Fredericksburg City Council members are going to take another two weeks to look at changing the way they fund next year's budget, after several city residents chastised them last night for a proposal they said would hurt businesses disproportionately.
Last night, four council members said they would support a proposal Councilman Matt Kelly has been talking about for weeks, to raise the real estate tax to 68 cents per $100 of value instead of 70.5 cents, and to raise the meals tax by 1 percent.
Kelly has been saying this would spread the increased tax burden more evenly, especially since recent reassessments would put more of the burden of a real estate tax increase on commercial property owners than homeowners. He also said the meals tax is on disposable income, and is paid partly by visitors to the city.
Last month, Councilman Brad Ellis supported Kelly's proposal, and no one else. But last night, councilmen George Solley and Hashmel Turner both said they'd be willing to consider it.
But the proposal would leave the city $100,000 short of a balanced budget.
While Solley said he'd be willing to consider changing the way the city gets its money, he said he wouldn't be willing to go back into the spending side of the budget, where Kelly and Ellis have both proposed cutting some of what the city gives to outside agencies.
That means the city could hold taxes steady overall--but not necessarily for individual property owners--by raising the tax to 65 cents.
The council considered raising it to 70.5 cents to bring in around $1.6 million in new revenue from this source. This, combined with a proposed personal property tax increase and consumer utility tax hike, is necessary, council members had said, to fund a budget that is 5.2 percent smaller than this year's budget as sales tax revenues continue to slide.
Up until last night a majority of the council members had opted to tap the real estate tax even more than was originally recommended by city budget officials instead of raising the meals tax by a half percent to find extra money to avoid across-the-board city salary cuts.
But the five residents who spoke at last night's hearing on the tax rate all said the move would end up hurting businesses the most, and might chase them out of town. "Every time you raise taxes, businesses recognize that, they leave and they take jobs with them and your tax base shrinks," said local architect Raymond Herlong. "We really can't afford to chase businesses away.
City resident Bryan Metts said he thinks restaurants might have made out better with a meals tax increase.

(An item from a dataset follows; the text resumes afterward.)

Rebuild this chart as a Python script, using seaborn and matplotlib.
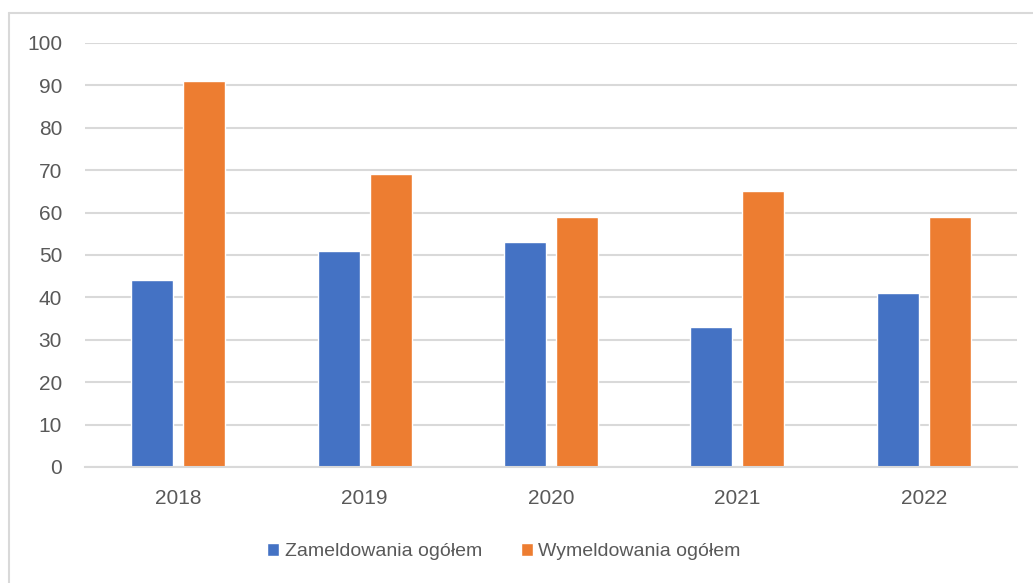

He said the total of city tax increases adds up to a few hundred dollars a year in his household. "That money is coming out of my going out to eat and my meals. Imagine my surprise when the restaurants were here arguing that a half percent meals tax is a big deal to them. What they don't realize is that for my family, we're giving up entire meals [out], so they're going to lose out bigger than they would have."
Franklin Powell, a former councilman who owns several rental properties in town, criticized council members for not cutting spending more aggressively, and said he'll pass the increase directly onto his tenants. "There's nothing you can do to me except take property, because every time you raise the tax, I raise the rent."
Council members will vote on the tax rate at their June 23rd meeting. They'll also hold a public hearing that night on a proposal to raise the personal property tax rate from $2.99 to $3.40 per $100 of value.